======== Data

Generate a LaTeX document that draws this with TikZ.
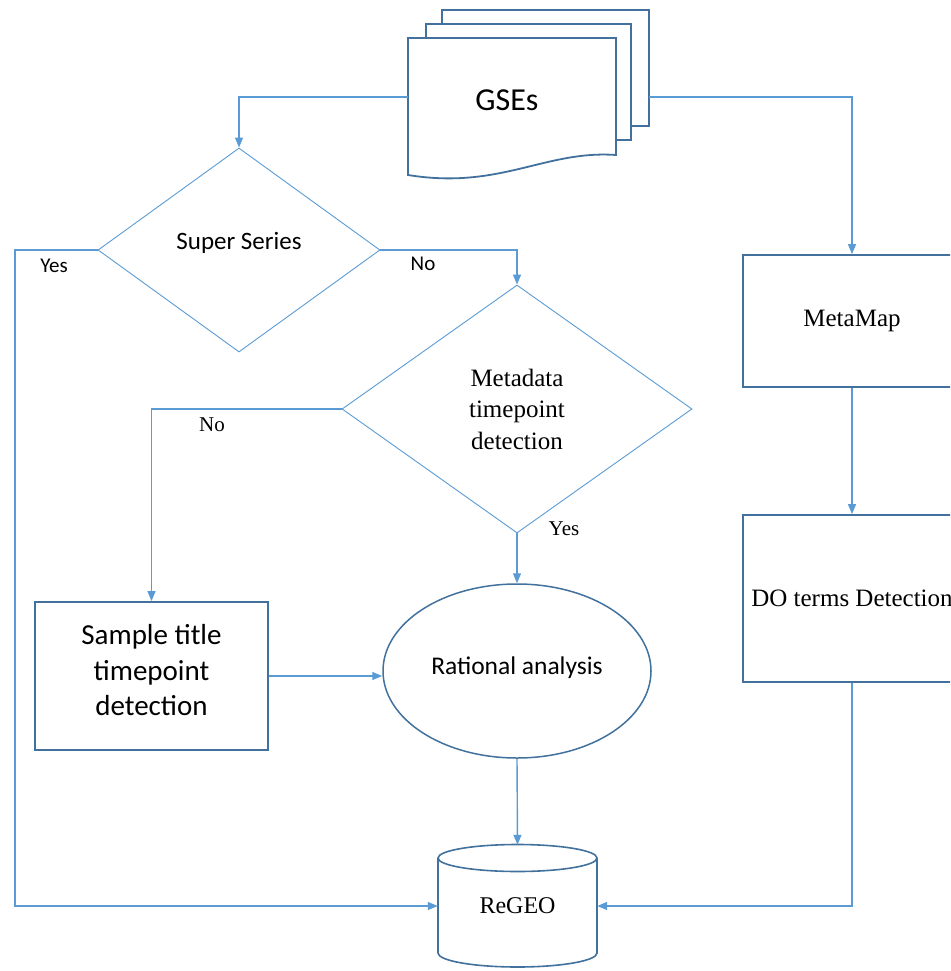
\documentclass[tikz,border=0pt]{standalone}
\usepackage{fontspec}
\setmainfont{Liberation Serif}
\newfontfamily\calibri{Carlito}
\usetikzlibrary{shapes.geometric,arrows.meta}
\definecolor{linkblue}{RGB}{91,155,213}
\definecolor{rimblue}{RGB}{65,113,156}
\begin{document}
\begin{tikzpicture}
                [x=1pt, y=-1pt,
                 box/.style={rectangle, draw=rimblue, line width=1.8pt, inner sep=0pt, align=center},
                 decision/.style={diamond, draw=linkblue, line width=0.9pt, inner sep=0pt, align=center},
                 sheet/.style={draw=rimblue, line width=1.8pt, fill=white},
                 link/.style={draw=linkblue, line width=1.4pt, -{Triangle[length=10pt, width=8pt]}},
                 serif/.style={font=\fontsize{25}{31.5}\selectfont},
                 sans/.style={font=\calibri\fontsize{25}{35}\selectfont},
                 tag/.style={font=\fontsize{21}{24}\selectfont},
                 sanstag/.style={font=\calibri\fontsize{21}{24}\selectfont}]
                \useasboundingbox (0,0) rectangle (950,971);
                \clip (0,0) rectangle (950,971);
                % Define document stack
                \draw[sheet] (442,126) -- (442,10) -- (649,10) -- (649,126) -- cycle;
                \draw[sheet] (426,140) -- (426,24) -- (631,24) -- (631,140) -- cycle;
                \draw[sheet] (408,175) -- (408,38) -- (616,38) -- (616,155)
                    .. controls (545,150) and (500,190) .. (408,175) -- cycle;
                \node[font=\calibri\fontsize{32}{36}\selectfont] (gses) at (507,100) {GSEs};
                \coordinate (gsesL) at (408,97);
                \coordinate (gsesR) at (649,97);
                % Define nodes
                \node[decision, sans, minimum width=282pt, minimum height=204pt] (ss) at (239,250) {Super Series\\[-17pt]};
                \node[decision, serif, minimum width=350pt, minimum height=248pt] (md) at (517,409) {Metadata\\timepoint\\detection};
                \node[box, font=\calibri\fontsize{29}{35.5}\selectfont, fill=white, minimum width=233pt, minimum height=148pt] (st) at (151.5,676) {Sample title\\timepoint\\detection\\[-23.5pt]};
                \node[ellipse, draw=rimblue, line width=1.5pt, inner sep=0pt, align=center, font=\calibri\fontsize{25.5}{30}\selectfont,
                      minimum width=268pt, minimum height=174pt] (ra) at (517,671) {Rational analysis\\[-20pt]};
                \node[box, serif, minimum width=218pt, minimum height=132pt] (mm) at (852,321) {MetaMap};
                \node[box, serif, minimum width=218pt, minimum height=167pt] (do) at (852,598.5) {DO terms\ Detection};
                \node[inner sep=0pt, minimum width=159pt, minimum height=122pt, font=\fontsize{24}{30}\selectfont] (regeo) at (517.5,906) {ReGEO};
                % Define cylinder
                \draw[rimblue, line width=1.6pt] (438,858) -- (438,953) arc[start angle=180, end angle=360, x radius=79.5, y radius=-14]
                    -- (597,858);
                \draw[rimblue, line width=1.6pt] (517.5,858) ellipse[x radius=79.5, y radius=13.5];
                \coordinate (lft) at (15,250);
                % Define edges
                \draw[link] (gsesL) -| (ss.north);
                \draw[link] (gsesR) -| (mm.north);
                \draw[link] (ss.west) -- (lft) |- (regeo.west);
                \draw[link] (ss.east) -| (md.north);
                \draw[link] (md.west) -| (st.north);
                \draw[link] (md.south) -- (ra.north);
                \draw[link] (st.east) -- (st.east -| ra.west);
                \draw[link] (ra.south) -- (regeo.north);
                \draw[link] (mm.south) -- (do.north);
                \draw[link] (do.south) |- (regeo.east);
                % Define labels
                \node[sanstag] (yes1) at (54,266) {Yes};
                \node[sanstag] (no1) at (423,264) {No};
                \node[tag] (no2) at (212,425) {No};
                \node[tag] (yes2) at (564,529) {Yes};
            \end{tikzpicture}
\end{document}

================

→ **Exercise objective**
Retype the whole listing exactly and leave the pictures out.

→ **Output below**
Generate a LaTeX document that draws this with TikZ.
\documentclass[tikz,border=0pt]{standalone}
\usepackage{fontspec}
\setmainfont{Liberation Serif}
\newfontfamily\calibri{Carlito}
\usetikzlibrary{shapes.geometric,arrows.meta}
\definecolor{linkblue}{RGB}{91,155,213}
\definecolor{rimblue}{RGB}{65,113,156}
\begin{document}
\begin{tikzpicture}
                [x=1pt, y=-1pt,
                 box/.style={rectangle, draw=rimblue, line width=1.8pt, inner sep=0pt, align=center},
                 decision/.style={diamond, draw=linkblue, line width=0.9pt, inner sep=0pt, align=center},
                 sheet/.style={draw=rimblue, line width=1.8pt, fill=white},
                 link/.style={draw=linkblue, line width=1.4pt, -{Triangle[length=10pt, width=8pt]}},
                 serif/.style={font=\fontsize{25}{31.5}\selectfont},
                 sans/.style={font=\calibri\fontsize{25}{35}\selectfont},
                 tag/.style={font=\fontsize{21}{24}\selectfont},
                 sanstag/.style={font=\calibri\fontsize{21}{24}\selectfont}]
                \useasboundingbox (0,0) rectangle (950,971);
                \clip (0,0) rectangle (950,971);
                % Define document stack
                \draw[sheet] (442,126) -- (442,10) -- (649,10) -- (649,126) -- cycle;
                \draw[sheet] (426,140) -- (426,24) -- (631,24) -- (631,140) -- cycle;
                \draw[sheet] (408,175) -- (408,38) -- (616,38) -- (616,155)
                    .. controls (545,150) and (500,190) .. (408,175) -- cycle;
                \node[font=\calibri\fontsize{32}{36}\selectfont] (gses) at (507,100) {GSEs};
                \coordinate (gsesL) at (408,97);
                \coordinate (gsesR) at (649,97);
                % Define nodes
                \node[decision, sans, minimum width=282pt, minimum height=204pt] (ss) at (239,250) {Super Series\\[-17pt]};
                \node[decision, serif, minimum width=350pt, minimum height=248pt] (md) at (517,409) {Metadata\\timepoint\\detection};
                \node[box, font=\calibri\fontsize{29}{35.5}\selectfont, fill=white, minimum width=233pt, minimum height=148pt] (st) at (151.5,676) {Sample title\\timepoint\\detection\\[-23.5pt]};
                \node[ellipse, draw=rimblue, line width=1.5pt, inner sep=0pt, align=center, font=\calibri\fontsize{25.5}{30}\selectfont,
                      minimum width=268pt, minimum height=174pt] (ra) at (517,671) {Rational analysis\\[-20pt]};
                \node[box, serif, minimum width=218pt, minimum height=132pt] (mm) at (852,321) {MetaMap};
                \node[box, serif, minimum width=218pt, minimum height=167pt] (do) at (852,598.5) {DO terms\ Detection};
                \node[inner sep=0pt, minimum width=159pt, minimum height=122pt, font=\fontsize{24}{30}\selectfont] (regeo) at (517.5,906) {ReGEO};
                % Define cylinder
                \draw[rimblue, line width=1.6pt] (438,858) -- (438,953) arc[start angle=180, end angle=360, x radius=79.5, y radius=-14]
                    -- (597,858);
                \draw[rimblue, line width=1.6pt] (517.5,858) ellipse[x radius=79.5, y radius=13.5];
                \coordinate (lft) at (15,250);
                % Define edges
                \draw[link] (gsesL) -| (ss.north);
                \draw[link] (gsesR) -| (mm.north);
                \draw[link] (ss.west) -- (lft) |- (regeo.west);
                \draw[link] (ss.east) -| (md.north);
                \draw[link] (md.west) -| (st.north);
                \draw[link] (md.south) -- (ra.north);
                \draw[link] (st.east) -- (st.east -| ra.west);
                \draw[link] (ra.south) -- (regeo.north);
                \draw[link] (mm.south) -- (do.north);
                \draw[link] (do.south) |- (regeo.east);
                % Define labels
                \node[sanstag] (yes1) at (54,266) {Yes};
                \node[sanstag] (no1) at (423,264) {No};
                \node[tag] (no2) at (212,425) {No};
                \node[tag] (yes2) at (564,529) {Yes};
            \end{tikzpicture}
\end{document}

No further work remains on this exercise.